(Exercise goal) Determine which lines contain the word "chart", then copy those lines.

========================

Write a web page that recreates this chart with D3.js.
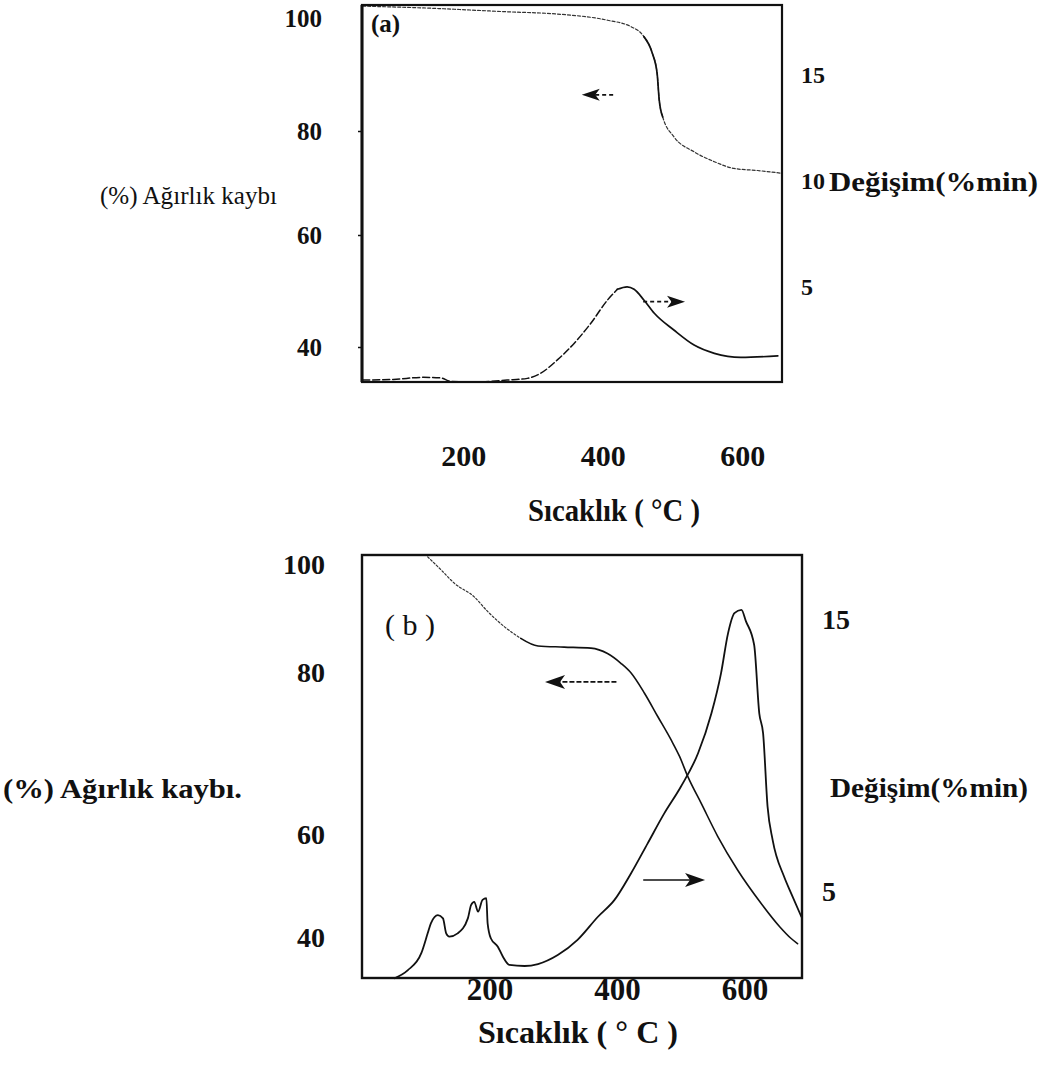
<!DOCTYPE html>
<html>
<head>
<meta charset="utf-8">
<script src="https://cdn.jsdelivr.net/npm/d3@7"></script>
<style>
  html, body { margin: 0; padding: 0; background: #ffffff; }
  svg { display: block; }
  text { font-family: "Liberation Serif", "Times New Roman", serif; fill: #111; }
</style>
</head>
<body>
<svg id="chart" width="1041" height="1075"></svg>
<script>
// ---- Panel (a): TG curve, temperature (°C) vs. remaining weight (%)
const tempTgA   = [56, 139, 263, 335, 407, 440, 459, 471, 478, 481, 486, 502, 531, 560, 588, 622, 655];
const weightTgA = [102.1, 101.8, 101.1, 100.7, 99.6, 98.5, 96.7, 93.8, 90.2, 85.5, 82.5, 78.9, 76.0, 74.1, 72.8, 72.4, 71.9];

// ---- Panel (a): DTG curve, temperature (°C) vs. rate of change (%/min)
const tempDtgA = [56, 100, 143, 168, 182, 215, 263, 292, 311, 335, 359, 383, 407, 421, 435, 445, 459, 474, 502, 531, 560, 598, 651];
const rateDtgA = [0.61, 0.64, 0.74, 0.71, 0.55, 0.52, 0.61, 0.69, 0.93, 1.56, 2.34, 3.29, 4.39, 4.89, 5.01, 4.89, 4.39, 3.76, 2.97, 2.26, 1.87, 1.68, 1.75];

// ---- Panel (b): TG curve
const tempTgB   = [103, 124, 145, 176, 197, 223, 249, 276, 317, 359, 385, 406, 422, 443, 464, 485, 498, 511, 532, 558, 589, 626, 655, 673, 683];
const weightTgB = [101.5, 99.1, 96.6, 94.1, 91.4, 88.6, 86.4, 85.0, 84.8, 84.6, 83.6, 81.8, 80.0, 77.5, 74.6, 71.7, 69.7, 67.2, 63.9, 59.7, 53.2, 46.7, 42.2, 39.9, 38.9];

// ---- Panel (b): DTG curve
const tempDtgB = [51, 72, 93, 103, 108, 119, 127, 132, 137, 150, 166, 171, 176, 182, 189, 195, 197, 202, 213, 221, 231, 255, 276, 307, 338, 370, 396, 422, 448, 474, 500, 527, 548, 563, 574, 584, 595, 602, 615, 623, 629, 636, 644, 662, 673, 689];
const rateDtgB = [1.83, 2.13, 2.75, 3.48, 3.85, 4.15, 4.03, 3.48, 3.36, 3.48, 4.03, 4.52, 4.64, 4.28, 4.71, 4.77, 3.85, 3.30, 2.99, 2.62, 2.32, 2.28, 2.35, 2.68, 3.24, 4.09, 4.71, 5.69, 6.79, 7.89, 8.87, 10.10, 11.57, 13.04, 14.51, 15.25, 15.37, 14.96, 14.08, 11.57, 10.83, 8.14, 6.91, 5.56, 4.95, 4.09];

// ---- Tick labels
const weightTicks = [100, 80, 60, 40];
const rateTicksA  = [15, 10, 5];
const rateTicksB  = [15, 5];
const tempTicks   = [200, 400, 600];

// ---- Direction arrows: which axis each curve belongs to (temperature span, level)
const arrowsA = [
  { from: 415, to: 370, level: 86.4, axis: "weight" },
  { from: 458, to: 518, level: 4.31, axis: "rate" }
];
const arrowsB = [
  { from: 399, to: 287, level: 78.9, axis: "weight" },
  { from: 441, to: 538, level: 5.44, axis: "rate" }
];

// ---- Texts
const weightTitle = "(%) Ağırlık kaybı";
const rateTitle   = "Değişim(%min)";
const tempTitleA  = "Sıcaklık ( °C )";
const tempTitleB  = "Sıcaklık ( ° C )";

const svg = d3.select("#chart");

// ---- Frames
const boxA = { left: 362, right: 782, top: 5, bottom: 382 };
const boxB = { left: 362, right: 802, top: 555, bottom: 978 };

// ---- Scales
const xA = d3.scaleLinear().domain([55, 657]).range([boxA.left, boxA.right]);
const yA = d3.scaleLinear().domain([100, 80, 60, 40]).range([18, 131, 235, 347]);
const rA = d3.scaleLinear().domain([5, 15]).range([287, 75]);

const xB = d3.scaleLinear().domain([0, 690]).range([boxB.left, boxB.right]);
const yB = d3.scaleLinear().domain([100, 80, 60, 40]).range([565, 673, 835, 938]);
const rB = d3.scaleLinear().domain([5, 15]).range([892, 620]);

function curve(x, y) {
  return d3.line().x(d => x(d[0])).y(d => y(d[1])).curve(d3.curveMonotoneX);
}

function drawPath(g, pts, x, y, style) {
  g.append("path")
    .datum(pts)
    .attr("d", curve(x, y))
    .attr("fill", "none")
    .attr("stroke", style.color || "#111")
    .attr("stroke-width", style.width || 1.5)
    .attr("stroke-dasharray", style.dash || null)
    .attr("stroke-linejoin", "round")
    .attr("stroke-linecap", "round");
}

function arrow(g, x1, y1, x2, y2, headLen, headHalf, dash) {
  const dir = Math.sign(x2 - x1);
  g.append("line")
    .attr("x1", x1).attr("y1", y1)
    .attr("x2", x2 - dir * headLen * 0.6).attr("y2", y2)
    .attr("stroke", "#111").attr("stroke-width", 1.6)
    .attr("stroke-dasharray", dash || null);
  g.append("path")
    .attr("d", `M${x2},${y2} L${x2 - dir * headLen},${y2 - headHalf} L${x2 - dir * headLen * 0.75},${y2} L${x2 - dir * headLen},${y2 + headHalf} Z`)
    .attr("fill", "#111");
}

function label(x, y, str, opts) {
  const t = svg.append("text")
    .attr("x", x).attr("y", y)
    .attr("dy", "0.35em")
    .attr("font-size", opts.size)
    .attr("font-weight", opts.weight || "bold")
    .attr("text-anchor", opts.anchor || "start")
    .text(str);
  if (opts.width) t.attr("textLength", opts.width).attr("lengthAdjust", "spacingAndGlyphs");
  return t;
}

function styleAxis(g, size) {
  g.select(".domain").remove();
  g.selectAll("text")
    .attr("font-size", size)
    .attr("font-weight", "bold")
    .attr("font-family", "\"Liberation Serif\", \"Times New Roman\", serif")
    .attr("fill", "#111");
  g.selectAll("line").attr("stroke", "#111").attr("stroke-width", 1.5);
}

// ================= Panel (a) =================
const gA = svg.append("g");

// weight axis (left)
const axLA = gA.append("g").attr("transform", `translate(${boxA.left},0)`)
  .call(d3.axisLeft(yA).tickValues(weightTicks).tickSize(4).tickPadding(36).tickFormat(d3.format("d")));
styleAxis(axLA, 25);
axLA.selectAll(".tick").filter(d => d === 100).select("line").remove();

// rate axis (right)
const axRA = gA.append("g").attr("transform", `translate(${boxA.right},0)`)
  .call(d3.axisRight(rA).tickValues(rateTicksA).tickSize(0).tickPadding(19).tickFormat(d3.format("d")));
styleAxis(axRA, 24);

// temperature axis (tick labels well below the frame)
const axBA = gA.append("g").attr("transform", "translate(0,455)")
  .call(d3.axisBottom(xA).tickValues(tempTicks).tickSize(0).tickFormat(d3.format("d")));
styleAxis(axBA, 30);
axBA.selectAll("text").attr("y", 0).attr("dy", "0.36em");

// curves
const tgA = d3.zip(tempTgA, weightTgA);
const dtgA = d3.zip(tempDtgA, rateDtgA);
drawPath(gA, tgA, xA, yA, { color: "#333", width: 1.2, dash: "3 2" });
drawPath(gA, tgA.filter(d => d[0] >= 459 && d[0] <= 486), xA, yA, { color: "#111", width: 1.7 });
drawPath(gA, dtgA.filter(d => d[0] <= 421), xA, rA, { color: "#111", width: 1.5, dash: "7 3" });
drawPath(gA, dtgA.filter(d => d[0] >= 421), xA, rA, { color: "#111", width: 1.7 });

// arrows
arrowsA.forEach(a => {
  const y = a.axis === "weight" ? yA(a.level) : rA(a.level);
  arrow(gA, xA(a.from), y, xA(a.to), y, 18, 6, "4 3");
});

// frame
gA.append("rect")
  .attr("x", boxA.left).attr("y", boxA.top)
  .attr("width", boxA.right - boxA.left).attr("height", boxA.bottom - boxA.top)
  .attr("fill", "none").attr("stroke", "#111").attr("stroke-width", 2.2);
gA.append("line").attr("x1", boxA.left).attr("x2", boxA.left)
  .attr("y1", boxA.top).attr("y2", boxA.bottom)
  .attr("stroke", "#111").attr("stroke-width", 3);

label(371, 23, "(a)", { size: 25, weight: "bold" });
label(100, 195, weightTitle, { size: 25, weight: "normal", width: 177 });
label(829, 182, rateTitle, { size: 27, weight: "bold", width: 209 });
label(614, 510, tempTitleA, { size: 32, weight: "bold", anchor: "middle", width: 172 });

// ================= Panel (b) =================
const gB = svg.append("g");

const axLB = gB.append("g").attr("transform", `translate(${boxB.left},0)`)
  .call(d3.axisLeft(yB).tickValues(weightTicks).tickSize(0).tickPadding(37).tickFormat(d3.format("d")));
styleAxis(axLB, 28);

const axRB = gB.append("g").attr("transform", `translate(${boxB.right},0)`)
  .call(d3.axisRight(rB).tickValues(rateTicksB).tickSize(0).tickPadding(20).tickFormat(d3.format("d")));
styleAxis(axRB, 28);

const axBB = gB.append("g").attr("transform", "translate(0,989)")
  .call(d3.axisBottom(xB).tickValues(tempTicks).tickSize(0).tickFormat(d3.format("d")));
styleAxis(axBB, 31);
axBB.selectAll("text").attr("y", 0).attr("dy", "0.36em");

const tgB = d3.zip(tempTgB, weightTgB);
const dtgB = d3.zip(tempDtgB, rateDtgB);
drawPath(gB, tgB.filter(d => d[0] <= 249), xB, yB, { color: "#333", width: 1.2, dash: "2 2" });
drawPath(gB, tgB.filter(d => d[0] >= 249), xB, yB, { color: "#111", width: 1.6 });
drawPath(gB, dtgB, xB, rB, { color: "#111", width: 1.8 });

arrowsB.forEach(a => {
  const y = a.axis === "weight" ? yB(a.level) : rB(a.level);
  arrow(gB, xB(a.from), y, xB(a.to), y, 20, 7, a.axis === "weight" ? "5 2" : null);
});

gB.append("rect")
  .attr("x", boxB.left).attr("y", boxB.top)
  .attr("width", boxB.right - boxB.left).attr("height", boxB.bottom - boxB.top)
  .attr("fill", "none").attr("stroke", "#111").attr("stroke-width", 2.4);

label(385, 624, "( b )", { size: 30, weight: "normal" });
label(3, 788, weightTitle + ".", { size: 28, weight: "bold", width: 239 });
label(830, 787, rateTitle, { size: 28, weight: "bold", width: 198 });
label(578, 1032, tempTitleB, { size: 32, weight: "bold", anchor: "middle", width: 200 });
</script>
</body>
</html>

========================

(Result of the task)
Write a web page that recreates this chart with D3.js.
<svg id="chart" width="1041" height="1075"></svg>
const svg = d3.select("#chart");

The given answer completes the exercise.